*Task goal:*
Reproduce all the lines below exactly and omit the images.

*Information supplied:*
▶

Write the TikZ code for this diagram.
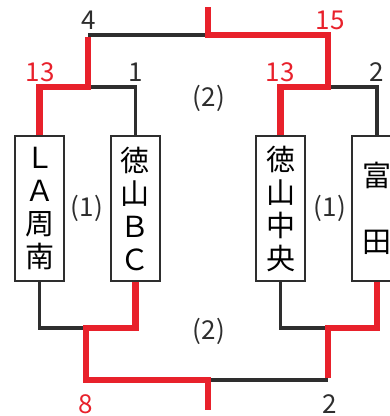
\documentclass[tikz,border=0pt]{standalone}
\usepackage{fontspec}
\setmainfont{Noto Sans CJK JP}
\usetikzlibrary{positioning}
\definecolor{winred}{HTML}{E8212B}
\definecolor{loseblack}{HTML}{2E2E2E}
\tikzset{
  team/.style={draw=loseblack, line width=1.8, fill=white, minimum width=49, minimum height=145,
    inner sep=0, align=center, font=\fontsize{29}{33}\selectfont},
  win/.style={draw=winred, line width=6.5},
  lose/.style={draw=loseblack, line width=3.5},
  score/.style={font=\fontsize{26}{26}\selectfont, inner sep=0},
  round/.style={font=\fontsize{26}{26}\selectfont, inner sep=0, text=loseblack}
}

\begin{document}
\begin{tikzpicture}[x=1pt,y=-1pt]
            \useasboundingbox (0,0) rectangle (390,416);
            \clip (0,0) rectangle (390,416);

            % teams
            \node [team] (b1) at (39.5,208.5) {Ｌ\\Ａ\\周\\南};
            \node [team] (b2) at (135.5,208.5) {徳\\山\\Ｂ\\Ｃ};
            \node [team] (b3) at (280.5,208.5) {徳\\山\\中\\央};
            \node [team, minimum width=50] (b4) at (377,208.5) {富\\ \\田};

            % junctions
            \coordinate (pl) at (88,87);
            \coordinate (pr) at (328,87);
            \coordinate (ft) at (208,35);
            \coordinate (fts) at (208,7);
            \coordinate (ql) at (86,328);
            \coordinate (qr) at (328,328);
            \coordinate (fb) at (208,380);
            \coordinate (fbs) at (208,410);

            % losing lines
            \draw [lose] (b2.north) |- (pl);
            \draw [lose] (pl |- ft) -- (ft);
            \draw [lose] (b4.north) |- (pr);
            \draw [lose] (b1.south) |- (ql);
            \draw [lose] (b3.south) |- (qr);
            \draw [lose] (fb) -- (fb -| qr);

            % winning lines
            \draw [win] (b1.north) |- (pl) -- ([yshift=-2]pl |- ft);
            \draw [win] (b3.north) |- (pr) -- (pr |- ft) -- (ft) -- (fts);
            \draw [win] (b2.south) |- (ql) -- (ql |- fb) -- (fb) -- (fbs);
            \draw [win] (b4.south) |- (qr) -- ([yshift=2]qr |- fb);

            % scores
            \node [score, text=loseblack] (s4) at (89,20) {4};
            \node [score, text=winred] (s15) at (330,20) {15};
            \node [score, text=winred] (s13l) at (40,72) {13};
            \node [score, text=loseblack] (s1) at (136,72) {1};
            \node [score, text=winred] (s13r) at (280,72) {13};
            \node [score, text=loseblack] (s2t) at (377,72) {2};
            \node [score, text=winred] (s8) at (86,404) {8};
            \node [score, text=loseblack] (s2b) at (330,404) {2};

            % rounds
            \node [round] (r2t) at (209,98) {(2)};
            \node [round] (r2b) at (209,331) {(2)};
            \node [round] (r1l) at (87,208) {(1)};
            \node [round] (r1r) at (330,208) {(1)};

        \end{tikzpicture}
\end{document}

◀

*Answer to this exercise:*
Write the TikZ code for this diagram.
\documentclass[tikz,border=0pt]{standalone}
\usepackage{fontspec}
\setmainfont{Noto Sans CJK JP}
\usetikzlibrary{positioning}
\definecolor{winred}{HTML}{E8212B}
\definecolor{loseblack}{HTML}{2E2E2E}
\tikzset{
  team/.style={draw=loseblack, line width=1.8, fill=white, minimum width=49, minimum height=145,
    inner sep=0, align=center, font=\fontsize{29}{33}\selectfont},
  win/.style={draw=winred, line width=6.5},
  lose/.style={draw=loseblack, line width=3.5},
  score/.style={font=\fontsize{26}{26}\selectfont, inner sep=0},
  round/.style={font=\fontsize{26}{26}\selectfont, inner sep=0, text=loseblack}
}

\begin{document}
\begin{tikzpicture}[x=1pt,y=-1pt]
            \useasboundingbox (0,0) rectangle (390,416);
            \clip (0,0) rectangle (390,416);

            % teams
            \node [team] (b1) at (39.5,208.5) {Ｌ\\Ａ\\周\\南};
            \node [team] (b2) at (135.5,208.5) {徳\\山\\Ｂ\\Ｃ};
            \node [team] (b3) at (280.5,208.5) {徳\\山\\中\\央};
            \node [team, minimum width=50] (b4) at (377,208.5) {富\\ \\田};

            % junctions
            \coordinate (pl) at (88,87);
            \coordinate (pr) at (328,87);
            \coordinate (ft) at (208,35);
            \coordinate (fts) at (208,7);
            \coordinate (ql) at (86,328);
            \coordinate (qr) at (328,328);
            \coordinate (fb) at (208,380);
            \coordinate (fbs) at (208,410);

            % losing lines
            \draw [lose] (b2.north) |- (pl);
            \draw [lose] (pl |- ft) -- (ft);
            \draw [lose] (b4.north) |- (pr);
            \draw [lose] (b1.south) |- (ql);
            \draw [lose] (b3.south) |- (qr);
            \draw [lose] (fb) -- (fb -| qr);

            % winning lines
            \draw [win] (b1.north) |- (pl) -- ([yshift=-2]pl |- ft);
            \draw [win] (b3.north) |- (pr) -- (pr |- ft) -- (ft) -- (fts);
            \draw [win] (b2.south) |- (ql) -- (ql |- fb) -- (fb) -- (fbs);
            \draw [win] (b4.south) |- (qr) -- ([yshift=2]qr |- fb);

            % scores
            \node [score, text=loseblack] (s4) at (89,20) {4};
            \node [score, text=winred] (s15) at (330,20) {15};
            \node [score, text=winred] (s13l) at (40,72) {13};
            \node [score, text=loseblack] (s1) at (136,72) {1};
            \node [score, text=winred] (s13r) at (280,72) {13};
            \node [score, text=loseblack] (s2t) at (377,72) {2};
            \node [score, text=winred] (s8) at (86,404) {8};
            \node [score, text=loseblack] (s2b) at (330,404) {2};

            % rounds
            \node [round] (r2t) at (209,98) {(2)};
            \node [round] (r2b) at (209,331) {(2)};
            \node [round] (r1l) at (87,208) {(1)};
            \node [round] (r1r) at (330,208) {(1)};

        \end{tikzpicture}
\end{document}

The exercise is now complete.